Despite the macroeconomic uncertainty and the unpredictable business cycle, companies need to develop their investment and growth strategies. The question they face is how do you build growth and resilience, irrespective of the stage of the business cycle? Fortunately, our research provides an answer.
Buck the business cycle. Strategize like a market creator.
As we identified in our research, there are two types of strategy. One is market-competing strategy that focuses on beating rivals in existing markets – what we think of as red ocean strategy. The other is market-creating strategy that focuses on generating new markets which we think of as blue ocean strategy.
In our research journey over the last 30 years, we found that while both types of strategy have their role to play, when it comes to growth resilience blue-ocean market-creating moves stand out. They not only unlock a growth edge when economic conditions are favorable, they also generate resilient growth in the face of business cycle downturns and unfavorable economic conditions. How so?
When economic conditions are favorable, all firms tend to benefit by a rising economic tide. But it is market-creating firms — and the leap in consumer surplus they unlock through their innovative value — that gives them a growth edge, as they not only capture a greater share of rising demand, but also pull all-new buyers into the market.
Adverse economic conditions only magnify the growth edge attached to market-creating moves, because, when the economy is in a downturn, there is a natural flight to value for money. Whether they’re short on cash or simply overly cautious, people become far more selective about the products and services they choose to buy and those they stop purchasing. Those forgone products and services tend to offer incremental value, while the chosen ones offer a leap in value, or the largest consumer surplus, that makes people’s lives better. Under these conditions, market-creating moves — which break away from existing offerings and offer buyers a leap in consumer surplus — fast become the products and services of choice, allowing them to better buck contracting markets and rebound faster.
Look no further than the companies that rapidly bucked the 2008 financial crisis – Apple, Amazon, Salesforce, Cirque du Soleil, or even the U.K. charity, Comic Relief’s Red Nose Day. All achieved a rapid bounce back and exceptional growth despite the economic crisis. And each countered a reliance on market-competing moves with a strong bias toward market-creating strategies that offered buyers a leap in value.

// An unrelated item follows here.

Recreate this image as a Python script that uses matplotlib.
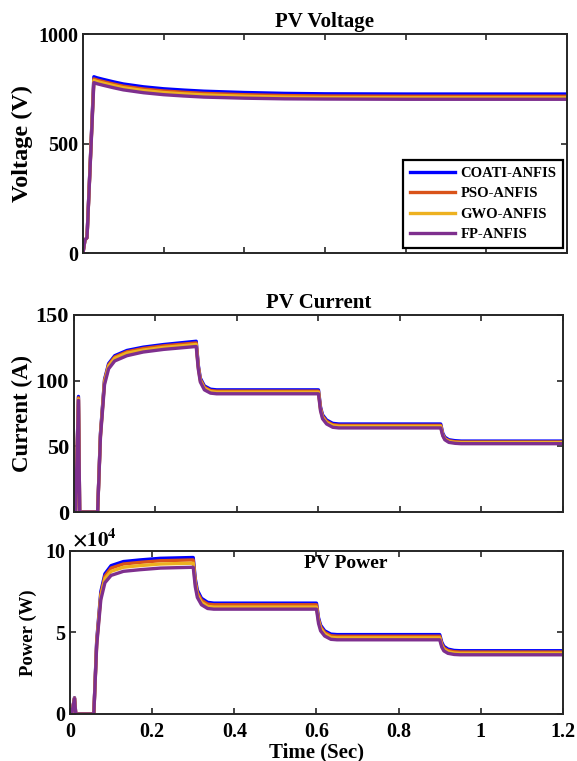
import matplotlib
matplotlib.use("Agg")
import matplotlib.pyplot as plt

plt.rcParams['font.family'] = ['Liberation Serif', 'DejaVu Serif']
plt.rcParams['font.weight'] = 'bold'
plt.rcParams['mathtext.fontset'] = 'stix'

methods = ['COATI-ANFIS', 'PSO-ANFIS', 'GWO-ANFIS', 'FP-ANFIS']
colors = ['#0000FF', '#D95319', '#EDB120', '#7E2F8E']

# PV voltage (V)
t_v = [0, 0.005, 0.01, 0.027, 0.035, 0.05, 0.075, 0.1, 0.15, 0.2, 0.25, 0.3,
       0.4, 0.5, 0.6, 0.8, 1.0, 1.2]
volt = {
    'COATI-ANFIS': [0, 60, 70, 805, 800, 793, 782, 772, 759, 750, 744, 739,
                    733, 729, 727, 726, 726, 726],
    'PSO-ANFIS':   [0, 60, 70, 795, 790, 783, 772, 762, 749, 740, 734, 729,
                    723, 719, 717, 716, 716, 716],
    'GWO-ANFIS':   [0, 60, 70, 788, 783, 776, 765, 755, 742, 733, 727, 722,
                    716, 712, 710, 709, 709, 709],
    'FP-ANFIS':    [0, 60, 70, 778, 773, 766, 755, 745, 732, 723, 717, 712,
                    707, 704, 703, 702, 702, 702],
}

# PV current (A) and power (x1e4 W) share the same time stamps
t_ip = [0, 0.004, 0.011, 0.014, 0.058, 0.065, 0.075, 0.085, 0.1, 0.13, 0.17,
        0.22, 0.3, 0.305, 0.31, 0.32, 0.335, 0.35, 0.6, 0.605, 0.61, 0.62,
        0.635, 0.65, 0.9, 0.905, 0.91, 0.92, 0.935, 0.95, 1.2]
curr = {
    'COATI-ANFIS': [0, 0, 88, 0, 0, 60, 101, 113, 119, 123, 125.5, 127.5, 130,
                    112, 102, 96, 93.5, 93, 93, 80, 74, 70, 67.5, 67, 67, 60,
                    57, 55, 54.3, 54, 54],
    'PSO-ANFIS':   [0, 0, 87, 0, 0, 59, 100, 112, 118, 122, 124.5, 126.5, 128.7,
                    111, 101, 95, 92.5, 92, 92, 79, 73, 69, 66.5, 66, 66, 59,
                    56, 54.3, 53.5, 53.3, 53.3],
    'GWO-ANFIS':   [0, 0, 86, 0, 0, 58, 99, 111, 117, 121, 123.3, 125.3, 127.5,
                    110, 100, 94.2, 91.7, 91.2, 91.2, 78, 72, 68, 65.7, 65.2,
                    65.2, 58.5, 55.5, 53.7, 53, 52.8, 52.8],
    'FP-ANFIS':    [0, 0, 85, 0, 0, 57, 97, 109, 115, 119, 121.8, 123.8, 126,
                    109, 99, 93, 90.5, 90, 90, 77, 71, 67, 64.5, 64, 64, 58,
                    55, 53, 52.3, 52, 52],
}
power_scale = 1e4
power = {
    'COATI-ANFIS': [0, 0, 1.0, 0, 0, 4.5, 7.5, 8.6, 9.1, 9.35, 9.45, 9.55, 9.6,
                    8.3, 7.6, 7.1, 6.85, 6.8, 6.8, 5.9, 5.45, 5.1, 4.9, 4.87,
                    4.87, 4.4, 4.15, 3.98, 3.9, 3.88, 3.88],
    'PSO-ANFIS':   [0, 0, 0.98, 0, 0, 4.4, 7.35, 8.45, 8.95, 9.2, 9.3, 9.4, 9.45,
                    8.15, 7.45, 6.98, 6.74, 6.7, 6.7, 5.8, 5.35, 5.0, 4.8, 4.77,
                    4.77, 4.3, 4.05, 3.9, 3.82, 3.8, 3.8],
    'GWO-ANFIS':   [0, 0, 0.96, 0, 0, 4.3, 7.2, 8.3, 8.75, 9.0, 9.1, 9.2, 9.25,
                    8.0, 7.3, 6.85, 6.6, 6.56, 6.56, 5.7, 5.25, 4.9, 4.7, 4.67,
                    4.67, 4.2, 3.97, 3.82, 3.74, 3.72, 3.72],
    'FP-ANFIS':    [0, 0, 0.95, 0, 0, 4.2, 7.0, 8.05, 8.5, 8.75, 8.85, 8.95, 9.0,
                    7.8, 7.15, 6.7, 6.47, 6.43, 6.43, 5.55, 5.1, 4.78, 4.58, 4.55,
                    4.55, 4.1, 3.87, 3.72, 3.65, 3.63, 3.63],
}

x_ticks = [0, 0.2, 0.4, 0.6, 0.8, 1.0, 1.2]
x_ticklabels = ['0', '0.2', '0.4', '0.6', '0.8', '1', '1.2']
power_ticks = [0, 5, 10]

fig = plt.figure(figsize=(5.77, 7.61), dpi=100)
ax1 = fig.add_axes([0.1438, 0.6675, 0.8389, 0.2878])
ax2 = fig.add_axes([0.1282, 0.3272, 0.8475, 0.2589])
ax3 = fig.add_axes([0.1213, 0.0618, 0.8544, 0.2142])


def style(ax):
    for s in ax.spines.values():
        s.set_linewidth(1.4)
        s.set_color('#262626')
    ax.tick_params(direction='in', top=True, right=True, length=4,
                   width=1.2, color='#262626')
    ax.set_xlim(0, 1.2)
    ax.set_xticks(x_ticks)


lw = 2.4
for m, c in zip(methods, colors):
    ax1.plot(t_v, volt[m], color=c, lw=lw, label=m)
    ax2.plot(t_ip, curr[m], color=c, lw=lw)
    ax3.plot(t_ip, [p * power_scale for p in power[m]], color=c, lw=lw)

# voltage panel
style(ax1)
ax1.set_ylim(0, 1000)
ax1.set_yticks([0, 500, 1000])
ax1.set_xticklabels([])
ax1.tick_params(axis='y', labelsize=14.5)
ax1.set_ylabel('Voltage (V)', fontsize=17.5, fontweight='bold', labelpad=4)
ax1.set_title('PV Voltage', fontsize=15, fontweight='bold', pad=5)
leg = ax1.legend(loc='lower right', fontsize=10.5, handlelength=3.1,
                 fancybox=False, edgecolor='black', framealpha=1,
                 borderpad=0.45, labelspacing=0.5, handletextpad=0.4,
                 borderaxespad=0, bbox_to_anchor=(0.992, 0.023))
leg.get_frame().set_linewidth(1.6)

# current panel
style(ax2)
ax2.set_ylim(0, 150)
ax2.set_yticks([0, 50, 100, 150])
ax2.set_xticklabels([])
ax2.tick_params(axis='y', labelsize=16)
ax2.set_ylabel('Current (A)', fontsize=16.5, fontweight='bold', labelpad=2)
ax2.set_title('PV Current', fontsize=15, fontweight='bold', pad=5)

# power panel
style(ax3)
ax3.set_ylim(0, 10 * power_scale)
ax3.set_yticks([v * power_scale for v in power_ticks])
ax3.set_yticklabels([str(v) for v in power_ticks])
ax3.set_xticklabels(x_ticklabels)
ax3.tick_params(axis='both', labelsize=14.5)
ax3.tick_params(axis='x', pad=6)
ax3.set_ylabel('Power (W)', fontsize=13.5, fontweight='bold', labelpad=6)
ax3.set_xlabel('Time (Sec)', fontsize=15, fontweight='bold', labelpad=0)
ax3.text(0.005, 1.0, r'$\times\mathbf{10^{4}}$', transform=ax3.transAxes,
         fontsize=15, ha='left', va='bottom')
ax3.text(0.56, 0.925, 'PV Power', transform=ax3.transAxes, fontsize=14,
         fontweight='bold', ha='center', va='center')

fig.savefig('out.png', dpi=100)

Contrast this with Microsoft, a market-competing dominator in its highly profitable Windows and Office products. It wasn’t until Satya Nadella, its new CEO, recently shifted Microsoft’s to a balance of market-competing and market-creating strategies that Microsoft again became a rising star. After 10 years of an essentially flat stock price, Microsoft’s new market-creating focus has catapulted it into the rarified $1 trillion market-cap club. Its new cloud-based product Azure is set to become a new growth engine for the company.
How to build resilient growth
So, what actions should companies take to best manage growth through market cycles? Here are four pieces of advice borne out of our 30-year research journey to the blue ocean.

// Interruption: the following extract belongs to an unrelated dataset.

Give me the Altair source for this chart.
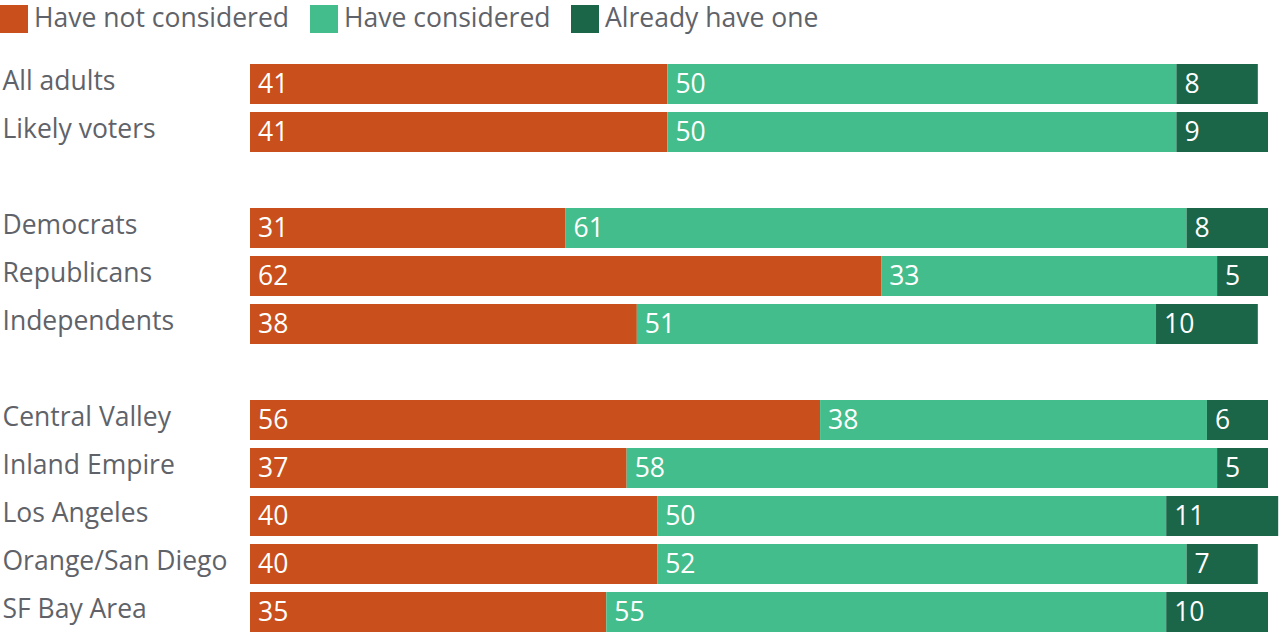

Second, don’t wait for growth to slow to make market-creation a strategic priority. Act now. In a downturn you want to be buffered by your market-creating move, and that can only happen when your market-creating move is already launched or set to launch. It is in economic downturns that you need to rely on the resilience of market-creating growth, and for that you need to be prepared in advance.
Third, ensure that your market-creating efforts are a core component of your corporate strategy and not siloed into a function, effectively a side show. If you want to achieve market-creation you need to make it a priority. How best to know if you do or don’t? Check who owns the initiative. Is it your top management — like at Apple, Amazon, or Microsoft under the leadership of Nadella? If not, it should be. That sets an important tone, driven from the top, that market creation is front and center to your company’s future.
Lastly, remember technology itself doesn’t create markets. What creates new markets is the use of technology. Is it linked to value innovation or not? Will your product or service make a positive change in peoples’ lives, and hence unlock a windfall of consumer surplus? There are lots of technology companies out there. But the ones that achieve resilient growth across cycles — not only in an upturn — are the ones like Amazon, Apple, and Netflix that link innovation to value. That’s why so many people are loyal to them.
Don’t wait for monetary policy adjustments or fiscal stimulus to propel your growth. You have limited — if any — control over these. Instead, look to yourself. The good news is you need not be driftwood on the roaring ocean of the business cycle, rising and falling with the vicissitudes of the market. We can all be the captain of our ship when we strike the right balance between market-competing and market-creating efforts. Red ocean and blue ocean strategies are not a binary choice. Companies need both. But to strike a healthy balance, most companies need to put a lot more heft behind market-creating moves and anchoring these efforts in the heart of corporate strategy.